Objective: Output the records exactly as they appear, with no pictures included.

Input records:
——
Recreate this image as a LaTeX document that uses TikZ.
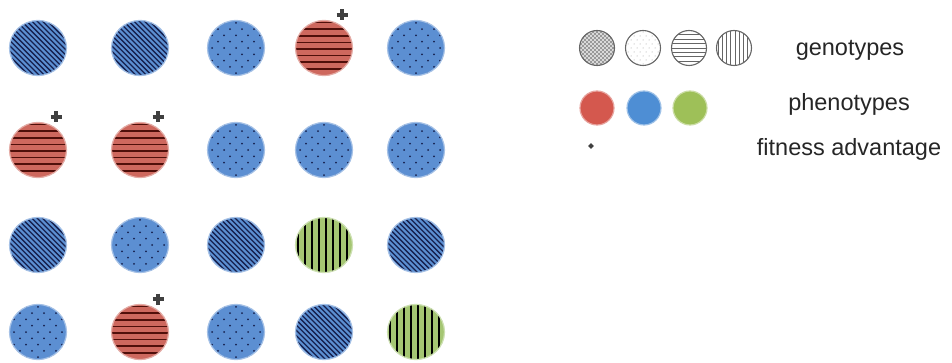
\documentclass[tikz,border=0pt]{standalone}
\usepackage{fontspec}
\setmainfont{Liberation Sans}
\usetikzlibrary{shapes.geometric,calc}
\definecolor{cblue}{RGB}{92,143,210}
\definecolor{cnavy}{RGB}{22,32,78}
\definecolor{cred}{RGB}{206,104,94}
\definecolor{cdred}{RGB}{80,15,10}
\definecolor{cgreen}{RGB}{165,198,115}
\definecolor{lred}{RGB}{212,88,78}
\definecolor{lblue}{RGB}{78,142,212}
\definecolor{lgreen}{RGB}{158,192,88}
\begin{document}
\begin{tikzpicture}[x=1pt,y=-1pt,
 cell/.style={ellipse, inner sep=0pt, minimum width=57pt, minimum height=55pt, line width=1.2pt},
 diagcell/.style={cell, fill=cblue, draw=cblue!55!white,
   path picture={\begin{scope}[shift={(path picture bounding box.center)}]
     \foreach \k in {-16,...,16}{\draw[cnavy, line width=1.3pt] ({\k*5.2-40},-40) -- ++(80,80);}
   \end{scope}}},
 dotcell/.style={cell, fill=cblue, draw=cblue!55!white,
   path picture={\begin{scope}[shift={(path picture bounding box.center)}]
     \foreach \j in {-5,...,5}{\foreach \i in {-3,...,3}{\fill[cnavy] ({\i*12+mod(\j+10,2)*6},{\j*6.3}) circle (1.0);}}
   \end{scope}}},
 hcell/.style={cell, fill=cred, draw=cred!55!white,
   path picture={\begin{scope}[shift={(path picture bounding box.center)}]
     \foreach \j in {-4,...,4}{\draw[cdred, line width=1.5pt] (-35,{\j*6.6+1}) -- (35,{\j*6.6+1});}
   \end{scope}}},
 vcell/.style={cell, fill=cgreen, draw=cgreen!55!white,
   path picture={\begin{scope}[shift={(path picture bounding box.center)}]
     \foreach \i in {-5,...,5}{\draw[black, line width=1.6pt] ({\i*7+2},-35) -- ({\i*7+2},35);}
   \end{scope}}},
 plusmark/.style={line width=4pt, draw=black!75},
 gcell/.style={circle, inner sep=0pt, minimum size=35pt, draw=black!60, line width=1.1pt, fill=white},
 pcell/.style={circle, inner sep=0pt, minimum size=34pt, line width=1.2pt},
 lab/.style={font=\fontsize{23.5}{28}\selectfont, text=black!85, inner sep=0pt}
]
\useasboundingbox (0,0) rectangle (952,363);
% grid
\node[diagcell] (c11) at (38,48) {};
\node[diagcell] (c12) at (140,48) {};
\node[dotcell]  (c13) at (236,48) {};
\node[hcell]    (c14) at (324,48) {};
\node[dotcell]  (c15) at (416,48) {};
\node[hcell]    (c21) at (38,150) {};
\node[hcell]    (c22) at (140,150) {};
\node[dotcell]  (c23) at (236,150) {};
\node[dotcell]  (c24) at (324,150) {};
\node[dotcell]  (c25) at (416,150) {};
\node[diagcell] (c31) at (38,245) {};
\node[dotcell]  (c32) at (140,245) {};
\node[diagcell] (c33) at (236,245) {};
\node[vcell]    (c34) at (324,245) {};
\node[diagcell] (c35) at (416,245) {};
\node[dotcell]  (c41) at (38,332) {};
\node[hcell]    (c42) at (140,332) {};
\node[dotcell]  (c43) at (236,332) {};
\node[diagcell] (c44) at (324,332) {};
\node[vcell]    (c45) at (416,332) {};
% plus marks
\foreach \p/\x/\y in {p14/342/15, p21/56/117, p22/158/117, p42/158/299}{
  \coordinate (\p) at (\x,\y);
  \draw[plusmark] ($(\p)+(-5.5,0)$) -- ($(\p)+(5.5,0)$);
  \draw[plusmark] ($(\p)+(0,-5.5)$) -- ($(\p)+(0,5.5)$);
}
% legend genotypes
\node[gcell, fill=black!12,
  path picture={\begin{scope}[shift={(path picture bounding box.center)}]
    \foreach \k in {-10,...,10}{\draw[black!45, line width=0.5pt] ({\k*4-20},-20) -- ++(40,40);
                                 \draw[black!45, line width=0.5pt] ({\k*4+20},-20) -- ++(-40,40);}
  \end{scope}}] (g1) at (597,48) {};
\node[gcell,
  path picture={\begin{scope}[shift={(path picture bounding box.center)}]
    \foreach \j in {-4,...,4}{\foreach \i in {-3,...,3}{\fill[black!40] ({\i*6+mod(\j+10,2)*3},{\j*4}) circle (0.5);}}
  \end{scope}}] (g2) at (643,48) {};
\node[gcell,
  path picture={\begin{scope}[shift={(path picture bounding box.center)}]
    \foreach \j in {-4,...,4}{\draw[black!60, line width=0.8pt] (-20,{\j*4.4}) -- (20,{\j*4.4});}
  \end{scope}}] (g3) at (689,48) {};
\node[gcell,
  path picture={\begin{scope}[shift={(path picture bounding box.center)}]
    \foreach \i in {-4,...,4}{\draw[black!60, line width=0.8pt] ({\i*4.2+1},-20) -- ({\i*4.2+1},20);}
  \end{scope}}] (g4) at (734,48) {};
% legend phenotypes
\node[pcell, fill=lred, draw=lred!55!white] (f1) at (597,108) {};
\node[pcell, fill=lblue, draw=lblue!55!white] (f2) at (644,108) {};
\node[pcell, fill=lgreen, draw=lgreen!55!white] (f3) at (690,108) {};
% legend fitness
\node[diamond, fill=black!75, inner sep=0pt, minimum size=6pt] (fd) at (591,146) {};
% labels
\node[lab] (tg) at (850,50) {genotypes};
\node[lab] (tp) at (849,104) {phenotypes};
\node[lab] (tf) at (849,149) {fitness advantage};
\end{tikzpicture}
\end{document}
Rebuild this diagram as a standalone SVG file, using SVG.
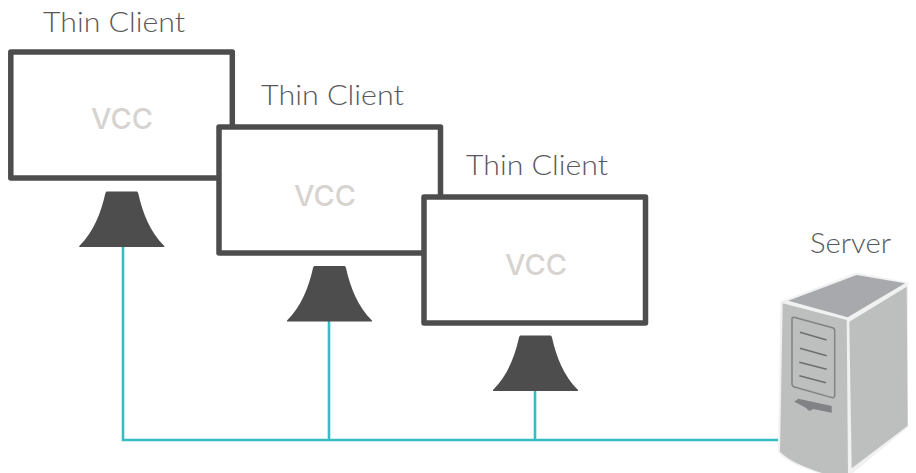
——
Solved problem:
Recreate this image as a LaTeX document that uses TikZ.
\documentclass[tikz,border=0pt]{standalone}
\usepackage{fontspec}
\setmainfont{Liberation Sans}
\usetikzlibrary{shapes.geometric,calc}
\definecolor{cblue}{RGB}{92,143,210}
\definecolor{cnavy}{RGB}{22,32,78}
\definecolor{cred}{RGB}{206,104,94}
\definecolor{cdred}{RGB}{80,15,10}
\definecolor{cgreen}{RGB}{165,198,115}
\definecolor{lred}{RGB}{212,88,78}
\definecolor{lblue}{RGB}{78,142,212}
\definecolor{lgreen}{RGB}{158,192,88}
\begin{document}
\begin{tikzpicture}[x=1pt,y=-1pt,
 cell/.style={ellipse, inner sep=0pt, minimum width=57pt, minimum height=55pt, line width=1.2pt},
 diagcell/.style={cell, fill=cblue, draw=cblue!55!white,
   path picture={\begin{scope}[shift={(path picture bounding box.center)}]
     \foreach \k in {-16,...,16}{\draw[cnavy, line width=1.3pt] ({\k*5.2-40},-40) -- ++(80,80);}
   \end{scope}}},
 dotcell/.style={cell, fill=cblue, draw=cblue!55!white,
   path picture={\begin{scope}[shift={(path picture bounding box.center)}]
     \foreach \j in {-5,...,5}{\foreach \i in {-3,...,3}{\fill[cnavy] ({\i*12+mod(\j+10,2)*6},{\j*6.3}) circle (1.0);}}
   \end{scope}}},
 hcell/.style={cell, fill=cred, draw=cred!55!white,
   path picture={\begin{scope}[shift={(path picture bounding box.center)}]
     \foreach \j in {-4,...,4}{\draw[cdred, line width=1.5pt] (-35,{\j*6.6+1}) -- (35,{\j*6.6+1});}
   \end{scope}}},
 vcell/.style={cell, fill=cgreen, draw=cgreen!55!white,
   path picture={\begin{scope}[shift={(path picture bounding box.center)}]
     \foreach \i in {-5,...,5}{\draw[black, line width=1.6pt] ({\i*7+2},-35) -- ({\i*7+2},35);}
   \end{scope}}},
 plusmark/.style={line width=4pt, draw=black!75},
 gcell/.style={circle, inner sep=0pt, minimum size=35pt, draw=black!60, line width=1.1pt, fill=white},
 pcell/.style={circle, inner sep=0pt, minimum size=34pt, line width=1.2pt},
 lab/.style={font=\fontsize{23.5}{28}\selectfont, text=black!85, inner sep=0pt}
]
\useasboundingbox (0,0) rectangle (952,363);
% grid
\node[diagcell] (c11) at (38,48) {};
\node[diagcell] (c12) at (140,48) {};
\node[dotcell]  (c13) at (236,48) {};
\node[hcell]    (c14) at (324,48) {};
\node[dotcell]  (c15) at (416,48) {};
\node[hcell]    (c21) at (38,150) {};
\node[hcell]    (c22) at (140,150) {};
\node[dotcell]  (c23) at (236,150) {};
\node[dotcell]  (c24) at (324,150) {};
\node[dotcell]  (c25) at (416,150) {};
\node[diagcell] (c31) at (38,245) {};
\node[dotcell]  (c32) at (140,245) {};
\node[diagcell] (c33) at (236,245) {};
\node[vcell]    (c34) at (324,245) {};
\node[diagcell] (c35) at (416,245) {};
\node[dotcell]  (c41) at (38,332) {};
\node[hcell]    (c42) at (140,332) {};
\node[dotcell]  (c43) at (236,332) {};
\node[diagcell] (c44) at (324,332) {};
\node[vcell]    (c45) at (416,332) {};
% plus marks
\foreach \p/\x/\y in {p14/342/15, p21/56/117, p22/158/117, p42/158/299}{
  \coordinate (\p) at (\x,\y);
  \draw[plusmark] ($(\p)+(-5.5,0)$) -- ($(\p)+(5.5,0)$);
  \draw[plusmark] ($(\p)+(0,-5.5)$) -- ($(\p)+(0,5.5)$);
}
% legend genotypes
\node[gcell, fill=black!12,
  path picture={\begin{scope}[shift={(path picture bounding box.center)}]
    \foreach \k in {-10,...,10}{\draw[black!45, line width=0.5pt] ({\k*4-20},-20) -- ++(40,40);
                                 \draw[black!45, line width=0.5pt] ({\k*4+20},-20) -- ++(-40,40);}
  \end{scope}}] (g1) at (597,48) {};
\node[gcell,
  path picture={\begin{scope}[shift={(path picture bounding box.center)}]
    \foreach \j in {-4,...,4}{\foreach \i in {-3,...,3}{\fill[black!40] ({\i*6+mod(\j+10,2)*3},{\j*4}) circle (0.5);}}
  \end{scope}}] (g2) at (643,48) {};
\node[gcell,
  path picture={\begin{scope}[shift={(path picture bounding box.center)}]
    \foreach \j in {-4,...,4}{\draw[black!60, line width=0.8pt] (-20,{\j*4.4}) -- (20,{\j*4.4});}
  \end{scope}}] (g3) at (689,48) {};
\node[gcell,
  path picture={\begin{scope}[shift={(path picture bounding box.center)}]
    \foreach \i in {-4,...,4}{\draw[black!60, line width=0.8pt] ({\i*4.2+1},-20) -- ({\i*4.2+1},20);}
  \end{scope}}] (g4) at (734,48) {};
% legend phenotypes
\node[pcell, fill=lred, draw=lred!55!white] (f1) at (597,108) {};
\node[pcell, fill=lblue, draw=lblue!55!white] (f2) at (644,108) {};
\node[pcell, fill=lgreen, draw=lgreen!55!white] (f3) at (690,108) {};
% legend fitness
\node[diamond, fill=black!75, inner sep=0pt, minimum size=6pt] (fd) at (591,146) {};
% labels
\node[lab] (tg) at (850,50) {genotypes};
\node[lab] (tp) at (849,104) {phenotypes};
\node[lab] (tf) at (849,149) {fitness advantage};
\end{tikzpicture}
\end{document}
Rebuild this diagram as a standalone SVG file, using SVG.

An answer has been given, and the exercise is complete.